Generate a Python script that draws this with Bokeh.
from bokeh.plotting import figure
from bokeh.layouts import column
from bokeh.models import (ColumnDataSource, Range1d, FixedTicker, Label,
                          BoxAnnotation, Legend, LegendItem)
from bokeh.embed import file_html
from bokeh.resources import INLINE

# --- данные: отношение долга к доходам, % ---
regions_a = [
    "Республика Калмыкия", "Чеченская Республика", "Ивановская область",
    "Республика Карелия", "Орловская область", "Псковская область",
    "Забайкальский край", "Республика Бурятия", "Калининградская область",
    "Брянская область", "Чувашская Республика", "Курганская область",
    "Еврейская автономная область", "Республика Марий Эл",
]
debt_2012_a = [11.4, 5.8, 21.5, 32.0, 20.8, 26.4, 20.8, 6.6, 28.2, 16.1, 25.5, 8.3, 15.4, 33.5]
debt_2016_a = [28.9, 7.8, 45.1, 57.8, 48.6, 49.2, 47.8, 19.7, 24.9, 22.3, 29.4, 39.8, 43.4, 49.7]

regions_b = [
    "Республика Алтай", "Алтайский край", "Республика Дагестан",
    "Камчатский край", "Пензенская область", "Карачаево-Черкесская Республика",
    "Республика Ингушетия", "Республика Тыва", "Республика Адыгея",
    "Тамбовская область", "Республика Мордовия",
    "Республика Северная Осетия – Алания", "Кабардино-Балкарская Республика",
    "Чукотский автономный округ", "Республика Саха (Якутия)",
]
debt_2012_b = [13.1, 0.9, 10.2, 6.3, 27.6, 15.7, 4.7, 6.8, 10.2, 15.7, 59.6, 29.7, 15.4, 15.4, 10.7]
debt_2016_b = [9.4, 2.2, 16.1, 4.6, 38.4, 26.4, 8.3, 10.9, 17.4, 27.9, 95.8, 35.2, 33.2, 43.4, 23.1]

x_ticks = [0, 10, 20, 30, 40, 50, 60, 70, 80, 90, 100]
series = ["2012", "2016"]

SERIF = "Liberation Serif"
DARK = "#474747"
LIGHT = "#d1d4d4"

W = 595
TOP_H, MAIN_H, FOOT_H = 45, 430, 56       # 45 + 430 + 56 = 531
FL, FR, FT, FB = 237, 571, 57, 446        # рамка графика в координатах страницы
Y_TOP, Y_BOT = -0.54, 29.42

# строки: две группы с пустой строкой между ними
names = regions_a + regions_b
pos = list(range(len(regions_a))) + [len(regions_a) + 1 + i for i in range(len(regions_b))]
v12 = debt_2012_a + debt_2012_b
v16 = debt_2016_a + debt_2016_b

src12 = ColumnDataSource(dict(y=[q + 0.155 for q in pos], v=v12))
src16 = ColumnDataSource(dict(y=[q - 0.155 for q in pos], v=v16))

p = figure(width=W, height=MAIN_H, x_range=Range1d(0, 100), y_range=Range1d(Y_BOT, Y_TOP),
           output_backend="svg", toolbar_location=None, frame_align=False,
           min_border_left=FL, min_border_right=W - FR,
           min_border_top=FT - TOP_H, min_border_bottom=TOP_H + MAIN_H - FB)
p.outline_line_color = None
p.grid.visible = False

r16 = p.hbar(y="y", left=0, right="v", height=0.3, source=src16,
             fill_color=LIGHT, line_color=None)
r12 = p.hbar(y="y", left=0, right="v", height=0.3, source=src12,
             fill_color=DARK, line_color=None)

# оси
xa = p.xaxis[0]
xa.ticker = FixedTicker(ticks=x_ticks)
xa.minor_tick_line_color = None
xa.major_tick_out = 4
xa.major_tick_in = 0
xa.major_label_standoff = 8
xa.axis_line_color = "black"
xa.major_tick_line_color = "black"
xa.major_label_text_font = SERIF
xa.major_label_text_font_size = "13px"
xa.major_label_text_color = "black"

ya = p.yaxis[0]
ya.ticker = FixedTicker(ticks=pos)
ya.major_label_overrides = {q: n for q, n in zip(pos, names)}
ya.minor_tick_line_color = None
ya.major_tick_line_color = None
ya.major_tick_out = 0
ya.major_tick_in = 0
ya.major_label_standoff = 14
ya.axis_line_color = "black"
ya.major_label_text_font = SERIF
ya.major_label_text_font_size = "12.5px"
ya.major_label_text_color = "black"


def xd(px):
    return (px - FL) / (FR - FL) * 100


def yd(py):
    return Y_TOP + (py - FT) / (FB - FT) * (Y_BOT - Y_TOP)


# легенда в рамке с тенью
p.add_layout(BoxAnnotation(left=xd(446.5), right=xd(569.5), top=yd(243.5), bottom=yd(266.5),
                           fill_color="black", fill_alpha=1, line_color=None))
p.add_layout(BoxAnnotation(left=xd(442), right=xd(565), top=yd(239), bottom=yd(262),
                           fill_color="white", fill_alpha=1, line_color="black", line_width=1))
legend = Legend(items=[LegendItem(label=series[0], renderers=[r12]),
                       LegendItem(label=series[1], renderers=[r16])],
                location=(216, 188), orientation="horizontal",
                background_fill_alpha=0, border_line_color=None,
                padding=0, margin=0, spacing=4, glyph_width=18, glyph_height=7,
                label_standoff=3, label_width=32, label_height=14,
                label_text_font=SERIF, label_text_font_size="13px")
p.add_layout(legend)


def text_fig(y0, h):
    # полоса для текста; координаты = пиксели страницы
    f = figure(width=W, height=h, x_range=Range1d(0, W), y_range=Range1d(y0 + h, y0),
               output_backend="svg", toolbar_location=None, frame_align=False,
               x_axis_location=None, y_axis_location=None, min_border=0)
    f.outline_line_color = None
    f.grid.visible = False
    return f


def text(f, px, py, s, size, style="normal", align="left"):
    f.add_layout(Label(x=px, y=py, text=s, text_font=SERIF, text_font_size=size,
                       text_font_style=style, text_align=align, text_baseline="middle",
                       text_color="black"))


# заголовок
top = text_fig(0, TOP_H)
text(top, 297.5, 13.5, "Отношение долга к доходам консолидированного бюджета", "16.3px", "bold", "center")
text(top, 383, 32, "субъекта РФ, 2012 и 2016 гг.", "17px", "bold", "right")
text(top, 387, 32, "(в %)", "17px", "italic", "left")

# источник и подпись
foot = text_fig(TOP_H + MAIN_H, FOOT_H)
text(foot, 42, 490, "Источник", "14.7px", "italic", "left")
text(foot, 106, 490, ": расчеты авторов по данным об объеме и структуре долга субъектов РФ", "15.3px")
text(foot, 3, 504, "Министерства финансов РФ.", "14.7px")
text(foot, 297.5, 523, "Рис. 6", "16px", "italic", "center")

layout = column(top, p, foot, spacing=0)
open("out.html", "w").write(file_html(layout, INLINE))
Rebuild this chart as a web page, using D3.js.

+===+

= Aim =
Copy every line verbatim.

= Exercise output =
Generate a Python script that draws this with Bokeh.
from bokeh.plotting import figure
from bokeh.layouts import column
from bokeh.models import (ColumnDataSource, Range1d, FixedTicker, Label,
                          BoxAnnotation, Legend, LegendItem)
from bokeh.embed import file_html
from bokeh.resources import INLINE

# --- данные: отношение долга к доходам, % ---
regions_a = [
    "Республика Калмыкия", "Чеченская Республика", "Ивановская область",
    "Республика Карелия", "Орловская область", "Псковская область",
    "Забайкальский край", "Республика Бурятия", "Калининградская область",
    "Брянская область", "Чувашская Республика", "Курганская область",
    "Еврейская автономная область", "Республика Марий Эл",
]
debt_2012_a = [11.4, 5.8, 21.5, 32.0, 20.8, 26.4, 20.8, 6.6, 28.2, 16.1, 25.5, 8.3, 15.4, 33.5]
debt_2016_a = [28.9, 7.8, 45.1, 57.8, 48.6, 49.2, 47.8, 19.7, 24.9, 22.3, 29.4, 39.8, 43.4, 49.7]

regions_b = [
    "Республика Алтай", "Алтайский край", "Республика Дагестан",
    "Камчатский край", "Пензенская область", "Карачаево-Черкесская Республика",
    "Республика Ингушетия", "Республика Тыва", "Республика Адыгея",
    "Тамбовская область", "Республика Мордовия",
    "Республика Северная Осетия – Алания", "Кабардино-Балкарская Республика",
    "Чукотский автономный округ", "Республика Саха (Якутия)",
]
debt_2012_b = [13.1, 0.9, 10.2, 6.3, 27.6, 15.7, 4.7, 6.8, 10.2, 15.7, 59.6, 29.7, 15.4, 15.4, 10.7]
debt_2016_b = [9.4, 2.2, 16.1, 4.6, 38.4, 26.4, 8.3, 10.9, 17.4, 27.9, 95.8, 35.2, 33.2, 43.4, 23.1]

x_ticks = [0, 10, 20, 30, 40, 50, 60, 70, 80, 90, 100]
series = ["2012", "2016"]

SERIF = "Liberation Serif"
DARK = "#474747"
LIGHT = "#d1d4d4"

W = 595
TOP_H, MAIN_H, FOOT_H = 45, 430, 56       # 45 + 430 + 56 = 531
FL, FR, FT, FB = 237, 571, 57, 446        # рамка графика в координатах страницы
Y_TOP, Y_BOT = -0.54, 29.42

# строки: две группы с пустой строкой между ними
names = regions_a + regions_b
pos = list(range(len(regions_a))) + [len(regions_a) + 1 + i for i in range(len(regions_b))]
v12 = debt_2012_a + debt_2012_b
v16 = debt_2016_a + debt_2016_b

src12 = ColumnDataSource(dict(y=[q + 0.155 for q in pos], v=v12))
src16 = ColumnDataSource(dict(y=[q - 0.155 for q in pos], v=v16))

p = figure(width=W, height=MAIN_H, x_range=Range1d(0, 100), y_range=Range1d(Y_BOT, Y_TOP),
           output_backend="svg", toolbar_location=None, frame_align=False,
           min_border_left=FL, min_border_right=W - FR,
           min_border_top=FT - TOP_H, min_border_bottom=TOP_H + MAIN_H - FB)
p.outline_line_color = None
p.grid.visible = False

r16 = p.hbar(y="y", left=0, right="v", height=0.3, source=src16,
             fill_color=LIGHT, line_color=None)
r12 = p.hbar(y="y", left=0, right="v", height=0.3, source=src12,
             fill_color=DARK, line_color=None)

# оси
xa = p.xaxis[0]
xa.ticker = FixedTicker(ticks=x_ticks)
xa.minor_tick_line_color = None
xa.major_tick_out = 4
xa.major_tick_in = 0
xa.major_label_standoff = 8
xa.axis_line_color = "black"
xa.major_tick_line_color = "black"
xa.major_label_text_font = SERIF
xa.major_label_text_font_size = "13px"
xa.major_label_text_color = "black"

ya = p.yaxis[0]
ya.ticker = FixedTicker(ticks=pos)
ya.major_label_overrides = {q: n for q, n in zip(pos, names)}
ya.minor_tick_line_color = None
ya.major_tick_line_color = None
ya.major_tick_out = 0
ya.major_tick_in = 0
ya.major_label_standoff = 14
ya.axis_line_color = "black"
ya.major_label_text_font = SERIF
ya.major_label_text_font_size = "12.5px"
ya.major_label_text_color = "black"


def xd(px):
    return (px - FL) / (FR - FL) * 100


def yd(py):
    return Y_TOP + (py - FT) / (FB - FT) * (Y_BOT - Y_TOP)


# легенда в рамке с тенью
p.add_layout(BoxAnnotation(left=xd(446.5), right=xd(569.5), top=yd(243.5), bottom=yd(266.5),
                           fill_color="black", fill_alpha=1, line_color=None))
p.add_layout(BoxAnnotation(left=xd(442), right=xd(565), top=yd(239), bottom=yd(262),
                           fill_color="white", fill_alpha=1, line_color="black", line_width=1))
legend = Legend(items=[LegendItem(label=series[0], renderers=[r12]),
                       LegendItem(label=series[1], renderers=[r16])],
                location=(216, 188), orientation="horizontal",
                background_fill_alpha=0, border_line_color=None,
                padding=0, margin=0, spacing=4, glyph_width=18, glyph_height=7,
                label_standoff=3, label_width=32, label_height=14,
                label_text_font=SERIF, label_text_font_size="13px")
p.add_layout(legend)


def text_fig(y0, h):
    # полоса для текста; координаты = пиксели страницы
    f = figure(width=W, height=h, x_range=Range1d(0, W), y_range=Range1d(y0 + h, y0),
               output_backend="svg", toolbar_location=None, frame_align=False,
               x_axis_location=None, y_axis_location=None, min_border=0)
    f.outline_line_color = None
    f.grid.visible = False
    return f


def text(f, px, py, s, size, style="normal", align="left"):
    f.add_layout(Label(x=px, y=py, text=s, text_font=SERIF, text_font_size=size,
                       text_font_style=style, text_align=align, text_baseline="middle",
                       text_color="black"))


# заголовок
top = text_fig(0, TOP_H)
text(top, 297.5, 13.5, "Отношение долга к доходам консолидированного бюджета", "16.3px", "bold", "center")
text(top, 383, 32, "субъекта РФ, 2012 и 2016 гг.", "17px", "bold", "right")
text(top, 387, 32, "(в %)", "17px", "italic", "left")

# источник и подпись
foot = text_fig(TOP_H + MAIN_H, FOOT_H)
text(foot, 42, 490, "Источник", "14.7px", "italic", "left")
text(foot, 106, 490, ": расчеты авторов по данным об объеме и структуре долга субъектов РФ", "15.3px")
text(foot, 3, 504, "Министерства финансов РФ.", "14.7px")
text(foot, 297.5, 523, "Рис. 6", "16px", "italic", "center")

layout = column(top, p, foot, spacing=0)
open("out.html", "w").write(file_html(layout, INLINE))
Rebuild this chart as a web page, using D3.js.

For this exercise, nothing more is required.